A powerful car bomb struck the southern Beirut stronghold of Lebanon’s militant Hezbollah group on Thursday, killing 20 people, wounding 120 and trapping many others inside damaged buildings, witnesses and emergency officials said. The blast, a month after a car bomb injured more than 50 people in the same district of the Lebanese capital, came amid sectarian tensions over the intervention of Shiite Muslim Hezbollah against Sunni rebels in Syria’s civil war. A Sunni Islamist group calling itself the Brigades of Aisha claimed responsibility for the attack and promised more operations against Hezbollah. It was not immediately possible to verify the statement, which was made in an Internet video. “I don’t know what happened. It’s as if we were struck by an earthquake,” a man at the scene said, bleeding from a stomach wound.
Lebanese Minister of Public Health Ali Hassan Khalil said hospitals across the capital had taken in 16 bodies and 226 wounded people. The UN Security Council strongly condemned the attack. “The members of the Security Council appealed to all Lebanese people to preserve national unity in the face of attempts to undermine the country’s stability,” the 15-member council said in a statement. At the heart of the site, where fires raged an hour after the blast, the twisted remains of a large van could be seen. Many cars were engulfed in flames, the charred bodies of drivers and passengers visible inside.
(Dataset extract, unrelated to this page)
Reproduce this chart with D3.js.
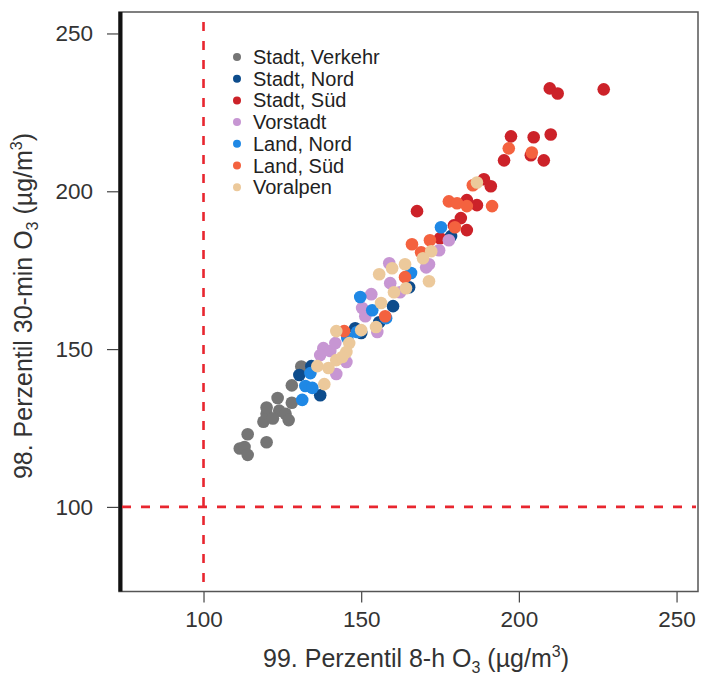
<!DOCTYPE html>
<html>
<head>
<meta charset="utf-8">
<script src="https://cdn.jsdelivr.net/npm/d3@7"></script>
<style>
  html, body { margin: 0; padding: 0; background: #fff; }
  svg { display: block; font-family: "Liberation Sans", Arial, sans-serif; }
</style>
</head>
<body>
<svg id="chart" width="701" height="675"></svg>
<script>
// Station groups, in legend order
const categories = ["Stadt, Verkehr", "Stadt, Nord", "Stadt, Süd", "Vorstadt", "Land, Nord", "Land, Süd", "Voralpen"];
const colors = ["#757575", "#0d4c8c", "#cc2229", "#c796d3", "#1f88e5", "#f4623f", "#ecc99b"];

// 99th percentile 8-h O3 (x) and 98th percentile 30-min O3 (y), µg/m³
const stadtVerkehrX = [111.5, 113, 114, 114, 120, 119, 120, 120, 123.5, 124, 126, 127, 128, 131, 128, 122];
const stadtVerkehrY = [118.5, 119, 123, 116.5, 120.5, 127, 129.5, 131.5, 134.5, 130.5, 129.5, 127.5, 133, 144.5, 138.5, 128];

const stadtNordX = [130.4, 134.2, 137, 148.1, 150, 155.7, 160.1, 165.2, 178.5];
const stadtNordY = [141.8, 144.6, 135.4, 156.6, 155.1, 158.5, 163.6, 169.6, 185.8];

const stadtSuedX = [167.7, 197.5, 204.7, 210.1, 195.3, 203.8, 207.9, 188.9, 191.1, 183.5, 186.7, 181.6, 183.5, 175, 209.8, 212.3, 226.9, 179.4];
const stadtSuedY = [193.7, 217.4, 217.1, 218, 209.8, 211.4, 209.8, 203.8, 201.6, 197.2, 195.6, 191.5, 187.7, 185.1, 232.6, 231, 232.3, 189.2];

const vorstadtX = [138, 140.2, 141.8, 142.1, 145.3, 150.3, 151.3, 153.2, 155.1, 158.9, 159.2, 162.3, 170.6, 174.7, 177.8, 171.5, 137];
const vorstadtY = [150.3, 149.4, 151.9, 142.1, 145.9, 163, 160.4, 167.4, 155.4, 177.2, 170.9, 168, 175.9, 181.3, 184.5, 176.9, 148.1];

const landNordX = [131.3, 132.3, 134.5, 133.9, 148.7, 149.7, 153.5, 157.9, 165.8, 175.3, 145.6];
const landNordY = [133.9, 138.3, 137.7, 142.4, 155.4, 166.5, 162.3, 159.8, 174.1, 188.6, 153.5];

const landSuedX = [144.6, 157.6, 163.9, 166.1, 169, 171.8, 177.8, 180.4, 183.5, 185.4, 191.5, 196.8, 204.1, 179.7];
const landSuedY = [155.7, 160.4, 172.8, 183.2, 180.7, 184.5, 196.8, 196.2, 195.3, 201.9, 195.3, 213.6, 212.3, 188.6];

const voralpenX = [142.1, 146.2, 145.3, 142.1, 136.1, 139.6, 138.3, 144, 154.7, 156.3, 160.4, 164.2, 155.7, 159.8, 163.9, 171.5, 169.6, 172.2, 186.7, 150];
const voralpenY = [155.7, 151.9, 149.1, 146.5, 144.6, 144, 138.9, 147.5, 157, 164.6, 168, 169.3, 173.7, 175.6, 176.9, 171.5, 178.8, 181, 202.8, 156];

const xTicks = [100, 150, 200, 250];
const yTicks = [100, 150, 200, 250];
const limitValue = 100;

const seriesX = [stadtVerkehrX, stadtNordX, stadtSuedX, vorstadtX, landNordX, landSuedX, voralpenX];
const seriesY = [stadtVerkehrY, stadtNordY, stadtSuedY, vorstadtY, landNordY, landSuedY, voralpenY];

const svg = d3.select("#chart");
const plotLeft = 119, plotRight = 698, plotTop = 12, plotBottom = 591.5;

const x = d3.scaleLinear().domain([73.2, 256.8]).range([plotLeft, plotRight]);
const y = d3.scaleLinear().domain([73.2, 256.8]).range([plotBottom, plotTop]);

// Axes
const xAxis = svg.append("g")
  .attr("transform", `translate(0,${plotBottom})`)
  .call(d3.axisBottom(x).tickValues(xTicks).tickSize(11).tickPadding(9).tickFormat(d3.format("d")));
const yAxis = svg.append("g")
  .attr("transform", `translate(${plotLeft},0)`)
  .call(d3.axisLeft(y).tickValues(yTicks).tickSize(12).tickPadding(14).tickFormat(d3.format("d")));
[xAxis, yAxis].forEach(g => {
  g.select(".domain").remove();
  g.selectAll(".tick line").attr("stroke", "#444").attr("stroke-width", 1.2);
  g.selectAll(".tick text").attr("fill", "#333").style("font-size", "22.5px")
    .style("font-family", "'Liberation Sans', Arial, sans-serif");
});

// Frame: thin grey box with a heavy left edge
svg.append("rect")
  .attr("x", plotLeft).attr("y", plotTop)
  .attr("width", plotRight - plotLeft).attr("height", plotBottom - plotTop)
  .attr("fill", "none").attr("stroke", "#555").attr("stroke-width", 1.5);
svg.append("line")
  .attr("x1", plotLeft + 1.5).attr("x2", plotLeft + 1.5)
  .attr("y1", plotTop).attr("y2", plotBottom)
  .attr("stroke", "#111").attr("stroke-width", 4);

// Reference lines at 100 µg/m³
svg.append("line")
  .attr("x1", x(limitValue)).attr("x2", x(limitValue))
  .attr("y1", plotTop).attr("y2", plotBottom)
  .attr("stroke", "#e8262f").attr("stroke-width", 2.6)
  .attr("stroke-dasharray", "9,10").attr("stroke-dashoffset", 9);
svg.append("line")
  .attr("x1", plotLeft + 3).attr("x2", plotRight - 2)
  .attr("y1", y(limitValue)).attr("y2", y(limitValue))
  .attr("stroke", "#e8262f").attr("stroke-width", 2.6)
  .attr("stroke-dasharray", "9,10");

// Points
const points = svg.append("g");
categories.forEach((cat, i) => {
  const data = d3.zip(seriesX[i], seriesY[i]);
  points.append("g").selectAll("circle")
    .data(data).join("circle")
    .attr("cx", d => x(d[0])).attr("cy", d => y(d[1]))
    .attr("r", 6.3)
    .attr("fill", colors[i]);
});

// Legend
const legend = svg.append("g").attr("transform", "translate(237,57)");
categories.forEach((cat, i) => {
  const row = legend.append("g").attr("transform", `translate(0,${i * 21.7})`);
  row.append("circle").attr("r", 4).attr("fill", colors[i]);
  row.append("text").attr("x", 16).attr("dy", "0.35em")
    .attr("fill", "#222").style("font-size", "20px").text(cat);
});

// Axis titles with subscript and superscript 3
function title(sel, head) {
  sel.append("tspan").text(head + "O");
  sel.append("tspan").attr("dy", 6).style("font-size", "16px").text("3");
  sel.append("tspan").attr("dy", -6).text(" (µg/m");
  sel.append("tspan").attr("dy", -10).style("font-size", "16px").text("3");
  sel.append("tspan").attr("dy", 10).text(")");
}
const xt = svg.append("text")
  .attr("x", 416).attr("y", 667).attr("text-anchor", "middle")
  .attr("fill", "#333").style("font-size", "25px");
title(xt, "99. Perzentil 8-h ");
const yt = svg.append("text")
  .attr("transform", "translate(32,306) rotate(-90)").attr("text-anchor", "middle")
  .attr("fill", "#333").style("font-size", "25px");
title(yt, "98. Perzentil 30-min ");
</script>
</body>
</html>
The blast sent a column of black smoke above the densely populated area and the facades of several residential buildings were damaged. Al Mayadeen television said some people were trapped inside apartments at the scene, close to the Sayyed al-Shuhadaa (Martyrs) complex, where Hezbollah leader Sayyed Hassan Nasrallah often addresses his followers.
Residents of southern Beirut say Hezbollah, backed by Iran and Syria, had been on high alert and stepped up security in the area after warnings from Syrian rebels of possible retaliation for the group’s support for Syrian President Bashar al-Assad. “This is the second time that we decide the time and place of the battle... And you will see more, God willing,” the Brigades of Aisha statement said, describing Hezbollah and Nasrallah as Iranian agents. “We send a message to our brothers in Lebanon, we ask you to stay away from all the Iranian colonies in Lebanon ... because your blood is precious to us,” a masked spokesman, flanked by two men brandishing rifles, said in the video. “But Hassan Nasrallah is an agent of Iran and Israel and we promise him more and more [attacks],” the spokesman said.
However, many Lebanese politicians blamed Israel. “The explosion was carefully prepared and one of the theories is that it could have been an Israeli retaliation for the Labouneh operation,” Lebanese Minister of the Interior Marwan Charbel said. He was referring to an incident last week when four Israeli soldiers were wounded in southern Lebanon. Nasrallah said on Wednesday they were targeted by Hezbollah, which fought a month-long war with Israel in 2006. Lebanese Prime Minister Najib Mikati declared yesterday a day of mourning for the victims of the Beirut blast. There have been two previous attacks in southern Beirut this year, as Syria’s conflagration seeps across the border. Two months before the July 9 car bomb, two rockets were fired into the area.